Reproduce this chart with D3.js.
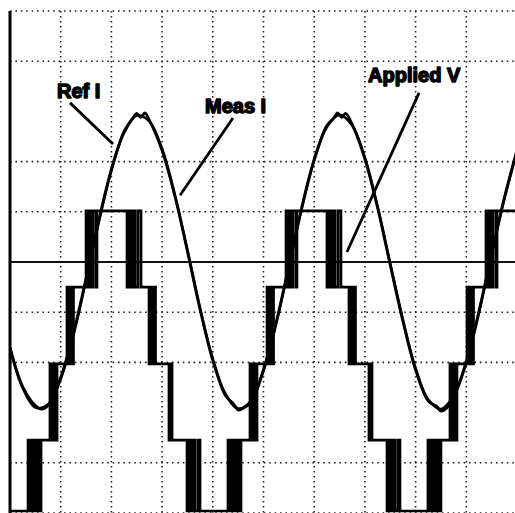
<!DOCTYPE html>
<html>
<head>
<meta charset="utf-8">
<script src="https://cdn.jsdelivr.net/npm/d3@7/dist/d3.min.js"></script>
<style>
  html, body { margin: 0; padding: 0; background: #fff; }
</style>
</head>
<body>
<div id="chart"></div>
<script>
// time in ms (5 ms / div), amplitude in screen divisions
var refI = [
  [0,-1.72],[1.25,-2.51],[2.5,-2.90],[3.75,-2.84],[5,-2.33],[6.25,-1.46],[7.5,-0.36],[8.75,0.79],
  [10,1.82],[11.25,2.57],[12.5,2.92],[13.75,2.80],[15,2.25],[16.25,1.35],[17.5,0.24],[18.75,-0.92],
  [20,-1.93],[21.25,-2.63],[22.5,-2.92],[23.75,-2.77],[25,-2.17],[26.25,-1.23],[27.5,-0.11],[28.75,1.04],
  [30,2.02],[31.25,2.69],[32.5,2.93],[33.75,2.72],[35,2.08],[36.25,1.11],[37.5,-0.03],[38.75,-1.15],
  [40,-2.12],[41.25,-2.74],[42.5,-2.93],[43.75,-2.67],[45,-2.01],[46.25,-1.01],[47.5,0.14],[48.75,1.25],
  [50,2.20]
];
var measI = [
  [0,-1.70],[1.25,-2.48],[2.5,-2.86],[3.1,-2.93],[3.75,-2.86],[5,-2.30],[6.25,-1.42],[7.5,-0.33],
  [8.75,0.82],[10,1.85],[11.25,2.60],[12.1,2.86],[12.5,2.96],[12.9,2.88],[13.3,2.97],[13.75,2.82],
  [15,2.22],[16.25,1.32],[17.5,0.21],[18.75,-0.95],[20,-1.96],[21.25,-2.66],[22.1,-2.84],[22.5,-2.95],
  [23.1,-2.90],[23.75,-2.80],[25,-2.14],[26.25,-1.20],[27.5,-0.08],[28.75,1.07],[30,2.05],[31.25,2.72],
  [31.9,2.86],[32.3,2.97],[32.7,2.88],[33.1,2.96],[33.75,2.74],[35,2.05],[36.25,1.08],[37.5,-0.06],
  [38.75,-1.18],[40,-2.15],[41.25,-2.77],[42.1,-2.88],[42.5,-2.97],[43,-2.92],[43.75,-2.70],[45,-1.98],
  [46.25,-0.98],[47.5,0.17],[48.75,1.28],[50,2.23]
];
// inverter levels
var L2 = 1.02, L1 = -0.5, L0 = -2.03, M1 = -3.55, M2 = -4.96;
// applied voltage: [switching time, new level]
var appliedV = [
  [0,M2],
  [1.78,M1],[1.92,M2],[2.17,M1],[2.37,M2],[2.61,M1],[2.86,M2],[3.06,M1],
  [3.94,L0],[4.14,M1],[4.29,L0],[4.54,M1],[4.64,L0],
  [5.62,L1],[5.82,L0],[5.92,L1],[6.16,L0],[6.26,L1],
  [7.50,L2],[7.69,L1],[7.79,L2],[8.04,L1],[8.19,L2],[8.48,L1],[8.58,L2],
  [11.54,L1],[11.74,L2],[11.93,L1],[12.18,L2],[12.33,L1],[12.62,L2],[12.92,L1],
  [13.71,L0],[13.91,L1],[14.00,L0],[14.25,L1],[14.35,L0],
  [15.68,M1],[15.88,L0],[15.98,M1],
  [17.46,M2],[17.65,M1],[17.85,M2],[18.05,M1],[18.24,M2],[18.54,M1],[18.74,M2],
  [21.50,M1],[21.65,M2],[21.89,M1],[22.09,M2],[22.34,M1],[22.58,M2],[22.78,M1],
  [23.67,L0],[23.87,M1],[24.01,L0],[24.26,M1],[24.36,L0],
  [25.35,L1],[25.54,L0],[25.64,L1],[25.89,L0],[25.99,L1],
  [27.22,L2],[27.42,L1],[27.51,L2],[27.76,L1],[27.91,L2],[28.21,L1],[28.30,L2],
  [31.26,L1],[31.46,L2],[31.66,L1],[31.90,L2],[32.05,L1],[32.35,L2],[32.64,L1],
  [33.43,L0],[33.63,L1],[33.73,L0],[33.97,L1],[34.07,L0],
  [35.40,M1],[35.60,L0],[35.70,M1],
  [37.18,M2],[37.38,M1],[37.57,M2],[37.77,M1],[37.97,M2],[38.26,M1],[38.46,M2],
  [41.22,M1],[41.37,M2],[41.62,M1],[41.81,M2],[42.06,M1],[42.31,M2],[42.50,M1],
  [43.39,L0],[43.59,M1],[43.74,L0],[43.98,M1],[44.08,L0],
  [45.07,L1],[45.27,L0],[45.37,L1],[45.61,L0],[45.71,L1],
  [46.94,L2],[47.14,L1],[47.24,L2],[47.48,L1],[47.63,L2],[47.93,L1],[48.03,L2],
  [50.2,L2]
];
var xGrid = [5,10,15,20,25,30,35,40,45];
var yGrid = [5,4,2,1,-1,-2,-4,-5];
// labels: text, anchor point, leader start, leader end
var labels = [
  {text:"Ref I",     x:4.64,  y:3.27, x1:5.92,  y1:3.17, x2:10.16, y2:2.35},
  {text:"Meas I",    x:19.23, y:2.97, x1:21.99, y1:2.87, x2:16.77, y2:1.33},
  {text:"Applied V", x:35.31, y:3.59, x1:40.34, y1:3.37, x2:33.23, y2:0.20}
];

var width = 515, height = 513;
var startX = 10, startY = 11;

var svg = d3.select("#chart").append("svg").attr("width", width).attr("height", height);

var xScale = d3.scaleLinear().domain([0, 50]).range([startX, startX + 507]);
var yScale = d3.scaleLinear().domain([-5, 5]).range([513, startY]);

svg.append("clipPath").attr("id", "plot").append("rect")
  .attr("x", startX).attr("y", startY - 2).attr("width", width - startX).attr("height", height - startY + 2);

// dotted grid
svg.selectAll(".vgrid").data(xGrid).enter().append("line")
  .attr("x1", xScale).attr("x2", xScale).attr("y1", startY).attr("y2", height)
  .attr("stroke", "#222").attr("stroke-width", 1.6).attr("stroke-dasharray", "1.6,3.4");
svg.selectAll(".hgrid").data(yGrid).enter().append("line")
  .attr("x1", startX).attr("x2", width).attr("y1", yScale).attr("y2", yScale)
  .attr("stroke", "#222").attr("stroke-width", 1.6).attr("stroke-dasharray", "1.6,3.8");

// center line and left border
svg.append("line").attr("x1", startX).attr("x2", width).attr("y1", yScale(0)).attr("y2", yScale(0))
  .attr("stroke", "#111").attr("stroke-width", 1.9);
svg.append("line").attr("x1", startX).attr("x2", startX).attr("y1", startY).attr("y2", height)
  .attr("stroke", "#000").attr("stroke-width", 3);

var g = svg.append("g").attr("clip-path", "url(#plot)");

// applied voltage
var stepLine = d3.line().x(function(d){return xScale(d[0])}).y(function(d){return yScale(d[1])}).curve(d3.curveStepAfter);
g.append("path").attr("d", stepLine(appliedV)).attr("fill", "none").attr("stroke", "#000")
  .attr("stroke-width", 2.7).attr("stroke-linejoin", "miter");

// currents
var curve = d3.line().x(function(d){return xScale(d[0])}).y(function(d){return yScale(d[1])}).curve(d3.curveCatmullRom);
g.append("path").attr("d", curve(refI)).attr("fill", "none").attr("stroke", "#000").attr("stroke-width", 2.6);
g.append("path").attr("d", curve(measI)).attr("fill", "none").attr("stroke", "#000").attr("stroke-width", 2.8);

// labels and leaders
svg.selectAll(".leader").data(labels).enter().append("line")
  .attr("x1", function(d){return xScale(d.x1)}).attr("y1", function(d){return yScale(d.y1)})
  .attr("x2", function(d){return xScale(d.x2)}).attr("y2", function(d){return yScale(d.y2)})
  .attr("stroke", "#000").attr("stroke-width", 2.8);
svg.selectAll(".label").data(labels).enter().append("text").text(function(d){return d.text})
  .attr("x", function(d){return xScale(d.x)}).attr("y", function(d){return yScale(d.y)})
  .attr("font-family", "Liberation Sans, Arial, sans-serif").attr("font-weight", "bold").attr("font-size", 20)
  .attr("fill", "#000").attr("stroke", "#000").attr("stroke-width", 1.5).attr("stroke-linejoin", "round");
</script>
</body>
</html>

The task: Gather each line in the data that holds the string "chart".

Solution to the exercise:
Reproduce this chart with D3.js.
<div id="chart"></div>
var svg = d3.select("#chart").append("svg").attr("width", width).attr("height", height);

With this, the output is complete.